Have you ever met a person who apparently knew all that there is to know about just about everything? Have you met someone who has to give you his two cents about whatever subject is being discussed? Is there a greater fool than he? Isn’t it true that when you try to tell that person that he is a sinner and in need of the Saviour, he laughs in your face and begins to tell you that you are the only fool in the room? He knows nothing about what he is, what his grandparents were and where he is going. And yet, because he happens to be the king, he thinks he can go on in his foolishness. “Woe to thee, O land, when thy king is a child, and thy princes eat in the morning!’ Eating in the morning refers to feasting and banqueting for the sake of partying. “Blessed art thou, O land, when thy king is the son of nobles, and thy princes eat in due season, for strength, and not for drunkenness!”
Verse 20 says, “Curse not the king, no not in thy thought; and curse not the rich in thy bedchamber: for a bird of the air shall carry the voice, and that which hath wings shall tell the matter.” Going back to our criminal under police investigation, yes, he has been released. But now he curses those who arrested him and boasts before his friends that he indeed did commit the crime, but the police couldn’t figure it out. How many times have his words been carried eventually back to his judges? What a fool.
In contrast to the words of this fool are the words of the WISE.
In addition to all that Solomon has told us before, here he says, “The words of a wise man’s mouth are gracious.” What is to be “gracious”? When speaking about the grace of God, it is His “unmerited favour.” And here in this context, this Hebrew word is translated “grace” most often, but “favour” almost as often. “The words of a wise man’s mouth are gracious – favorable.”
Did your mother tell you, as mine often did to me, “If you can’t say anything nice, don’t say anything at all”? Where did that originate? I don’t know for sure, but the one who made it a famous quote, at least for my generation, was Thumper in the movie “Bambi.” What a wise little rabbit.

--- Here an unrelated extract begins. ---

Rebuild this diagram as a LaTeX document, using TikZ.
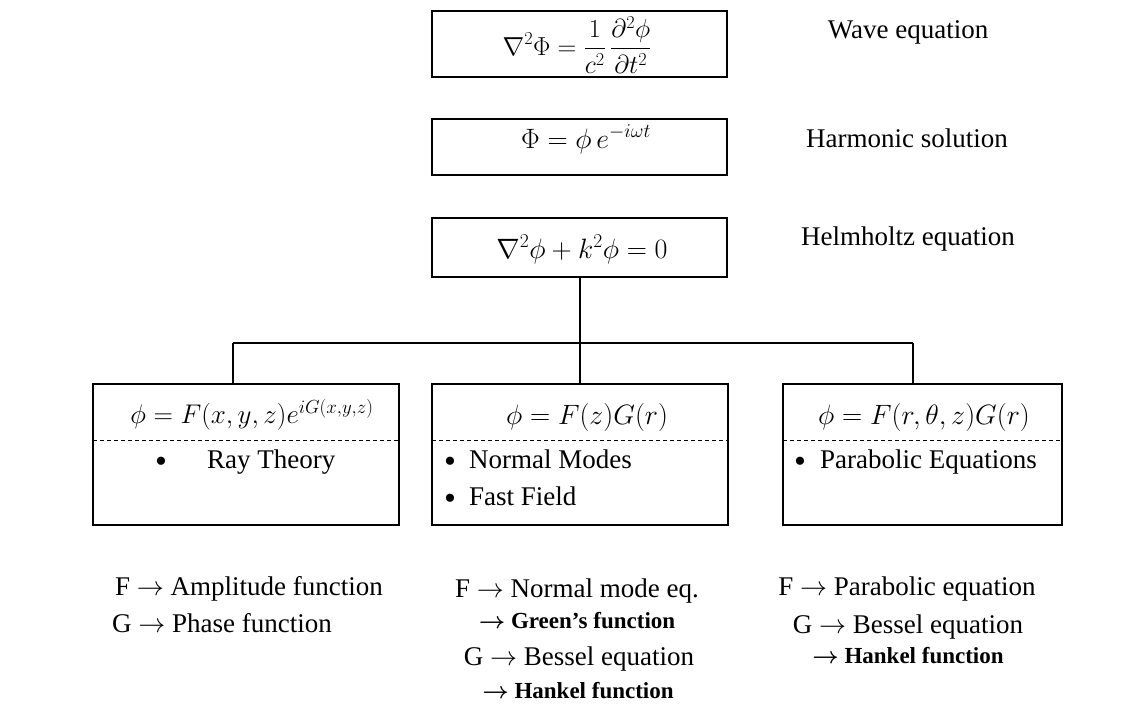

Conversely, what fools we make ourselves out to be when we ungraciously call people names. How foolish it is when we in our foolishness emphatically declares that another person is a fool, a moron, a liar or a hypocrite. More often than not, we walk way with more dirt on our face than the other man.
Yes, the wise man understands the things of God better than the fool. And yes, he has more knowledge than the uneducated. But the wise man has also received more of God’s grace than the fool. And therefore he will be more gracious in his words, actions and heart.
When a man casts aside his gracious behavior, he appears to be nothing but a fool himself.